The thing I’ve admired about her is she’s so focused on what she’s built since being a Spice Girl. She’s had success as a solo artist despite all the challenges she’s faced within the music industry, she’s fearless when it comes to changing lanes and generally this woman has the thickest skin. Also, she appreciates her role as a Girl Power advocate. She wants to inspire, and she really wants to be remembered. You can never underestimate Geri Halliwell and what she’ll do next.
She’s also the Queen of being able to make people talk. The white outfits? The baking? The new music teasing? The self-funded YouTube documentary! It’s endlessly enthralling following Geri’s career.
My friend styled her for a while. Might still do. She was in charge of putting Geri in white outfits for a bit. As I’ve said here before here, I’m told she had her ‘colours read’ by a kook who told her white was the colour she should always wear and she’s stuck by this role ever since.
Then there’s the infamous stories from the start of her solo career when she went into a meeting with her PR and said she wanted to “ride a unicorn” through Old Compton Street to launch her solo music.
“But Geri, unicorns aren’t real” said her PR.
“I’ve seen them in a film – come on…find one.” Or so the myth goes.
She did, true to form, ride a white horse through Soho infront of the press to launch the music. There wasn’t a unicorn horn though…obviously.
Geri would have made a great journalist. Permanently inquisitive and when you interview her you get the feeling she’s trying to read you and work you out at the same time. She’s a charmer but she’s not an easy ride as an interviewee. Always causing diversions and ensuring you lose your track of thought to give her the upper hand and steer the conversation her way. Clever, really.
Out of all the girls she’s probably the one that remains somewhat of an enigma. But she’s definitely the one that gives you all the feels when she reforms with the band. After all, she stood for so much with the Girls. Arguably, without Ginger the band wouldn’t have reached the dizzy heights it did. That Brits outfit. Those nineties hair dyes. That force to be reckoned with spouting Girl Power. She had it all.
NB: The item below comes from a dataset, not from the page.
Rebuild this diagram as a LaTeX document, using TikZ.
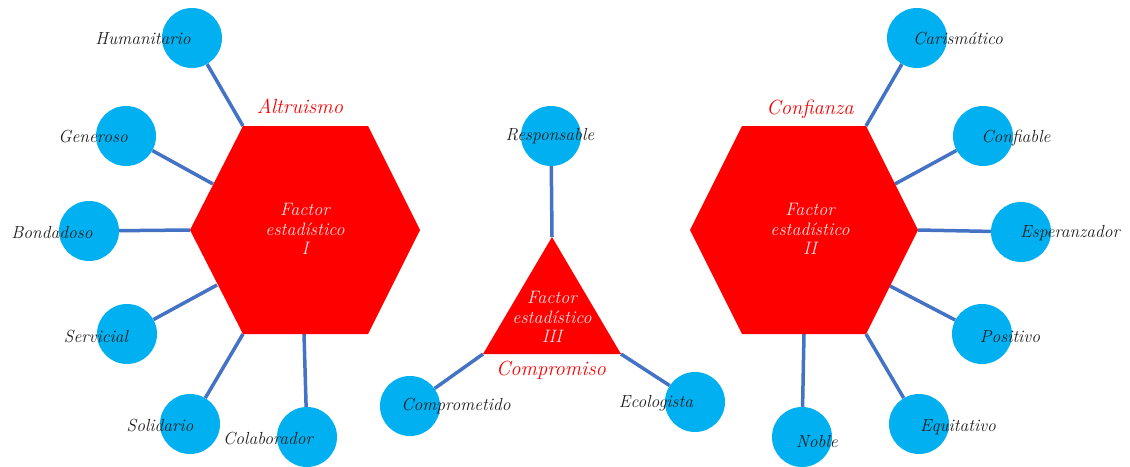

She knew how to work the press and knew she was going to succeed one way or another.
I guess now she’s married to a billionaire and not short of a bob or two she might be one of the reasons the girls might struggle to get back on the road for anything large scale. Why bother? She’s got quite the life.
But you never know what Geri will do next and you can never underestimate the Halliwell. She’s full of surprises.